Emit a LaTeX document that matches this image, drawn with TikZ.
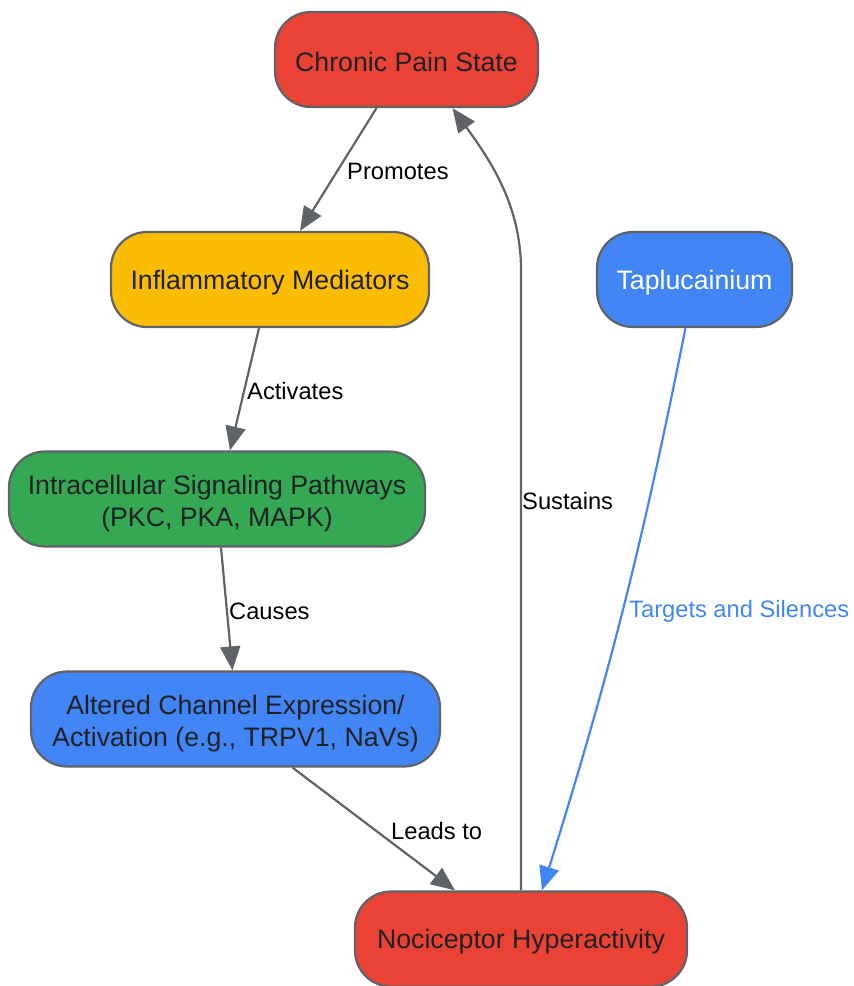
\documentclass[tikz,border=0pt]{standalone}
\usepackage{fontspec}
\setmainfont{Liberation Sans}
\usetikzlibrary{arrows.meta,calc}
\definecolor{gred}{HTML}{EA4335}
\definecolor{gyellow}{HTML}{FBBC04}
\definecolor{ggreen}{HTML}{34A853}
\definecolor{gblue}{HTML}{4285F4}
\definecolor{gborder}{HTML}{5F6368}
\definecolor{gtext}{HTML}{202124}
\newcommand{\tstrut}[1]{\rule{0pt}{#1}}
\tikzset{
  box/.style={draw=gborder, line width=2.2pt, rounded corners=36pt, inner sep=0pt,
    minimum height=95pt, align=center, text=gtext,
    font=\fontsize{26.7}{32}\selectfont},
  conn/.style={draw=gborder, line width=2.2pt, -{Triangle[length=24pt,width=20pt]}},
  bconn/.style={draw=gblue, line width=2.2pt, -{Triangle[length=24pt,width=20pt]}},
  lbl/.style={font=\fontsize{23.7}{28}\selectfont, text=black, inner sep=0pt, anchor=west},
}
\begin{document}
\begin{tikzpicture}[x=1pt,y=-1pt]
\useasboundingbox (0,0) rectangle (854,986);
\node[box, fill=gred, minimum width=263pt] (chronic) at (406.5,59.5) {\tstrut{25pt}Chronic Pain State};
\node[box, fill=gyellow, minimum width=318pt] (infl) at (270,279.5) {\tstrut{25pt}Inflammatory Mediators};
\node[box, fill=gblue, minimum width=195pt, text=white] (tap) at (694.5,279.5) {\tstrut{25pt}Taplucainium};
\node[box, fill=ggreen, minimum width=416pt] (intra) at (217,499) {\tstrut{28pt}Intracellular Signaling Pathways\\(PKC, PKA, MAPK)};
\node[box, fill=gblue, minimum width=409pt] (alt) at (235.5,719) {\tstrut{28pt}Altered Channel Expression/\\Activation (e.g., TRPV1, NaVs)};
\node[box, fill=gred, minimum width=332pt] (noc) at (521,939) {\tstrut{25pt}Nociceptor Hyperactivity};

\coordinate (c1) at ($(chronic.south)+(-30,0)$);
\coordinate (c2) at ($(chronic.south)+(46,0)$);
\coordinate (i1) at ($(infl.north)+(30,0)$);
\coordinate (i2) at ($(infl.south)+(-11,0)$);
\coordinate (p1) at ($(intra.north)+(13,0)$);
\coordinate (p2) at ($(intra.south)+(4,0)$);
\coordinate (a1) at ($(alt.north)+(-3,0)$);
\coordinate (a2) at ($(alt.south)+(57,0)$);
\coordinate (n1) at ($(noc.north)+(-66,0)$);
\coordinate (n2) at ($(noc.north)+(21,0)$);
\coordinate (t1) at ($(tap.south)+(-9,0)$);
\coordinate (s1) at (521,270);

\draw[conn] (c1) -- (i1);
\draw[conn] (i2) -- (p1);
\draw[conn] (p2) -- (a1);
\draw[conn] (a2) -- (n1);
\draw[conn] (noc.north) -- (s1) .. controls (521,205) and (490,160) .. (c2);
\draw[bconn] (t1) to[bend left=3] (n2);

\node[lbl] (l1) at (347,171) {Promotes};
\node[lbl] (l2) at (247,391) {Activates};
\node[lbl] (l3) at (229,611) {Causes};
\node[lbl] (l4) at (391,831) {Leads to};
\node[lbl] (l5) at (522,501) {Sustains};
\node[lbl, text=gblue] (l6) at (629,611) {Targets and Silences};
\end{tikzpicture}
\end{document}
__________
# EXERCISE AIM:
Write out each line of the listing above, exactly, from its first line to the line holding "fill=gred, minimum width=332pt]", inclusive. Skip the pictures.

# THE OUTPUT:
Emit a LaTeX document that matches this image, drawn with TikZ.
\documentclass[tikz,border=0pt]{standalone}
\usepackage{fontspec}
\setmainfont{Liberation Sans}
\usetikzlibrary{arrows.meta,calc}
\definecolor{gred}{HTML}{EA4335}
\definecolor{gyellow}{HTML}{FBBC04}
\definecolor{ggreen}{HTML}{34A853}
\definecolor{gblue}{HTML}{4285F4}
\definecolor{gborder}{HTML}{5F6368}
\definecolor{gtext}{HTML}{202124}
\newcommand{\tstrut}[1]{\rule{0pt}{#1}}
\tikzset{
  box/.style={draw=gborder, line width=2.2pt, rounded corners=36pt, inner sep=0pt,
    minimum height=95pt, align=center, text=gtext,
    font=\fontsize{26.7}{32}\selectfont},
  conn/.style={draw=gborder, line width=2.2pt, -{Triangle[length=24pt,width=20pt]}},
  bconn/.style={draw=gblue, line width=2.2pt, -{Triangle[length=24pt,width=20pt]}},
  lbl/.style={font=\fontsize{23.7}{28}\selectfont, text=black, inner sep=0pt, anchor=west},
}
\begin{document}
\begin{tikzpicture}[x=1pt,y=-1pt]
\useasboundingbox (0,0) rectangle (854,986);
\node[box, fill=gred, minimum width=263pt] (chronic) at (406.5,59.5) {\tstrut{25pt}Chronic Pain State};
\node[box, fill=gyellow, minimum width=318pt] (infl) at (270,279.5) {\tstrut{25pt}Inflammatory Mediators};
\node[box, fill=gblue, minimum width=195pt, text=white] (tap) at (694.5,279.5) {\tstrut{25pt}Taplucainium};
\node[box, fill=ggreen, minimum width=416pt] (intra) at (217,499) {\tstrut{28pt}Intracellular Signaling Pathways\\(PKC, PKA, MAPK)};
\node[box, fill=gblue, minimum width=409pt] (alt) at (235.5,719) {\tstrut{28pt}Altered Channel Expression/\\Activation (e.g., TRPV1, NaVs)};
\node[box, fill=gred, minimum width=332pt] (noc) at (521,939) {\tstrut{25pt}Nociceptor Hyperactivity};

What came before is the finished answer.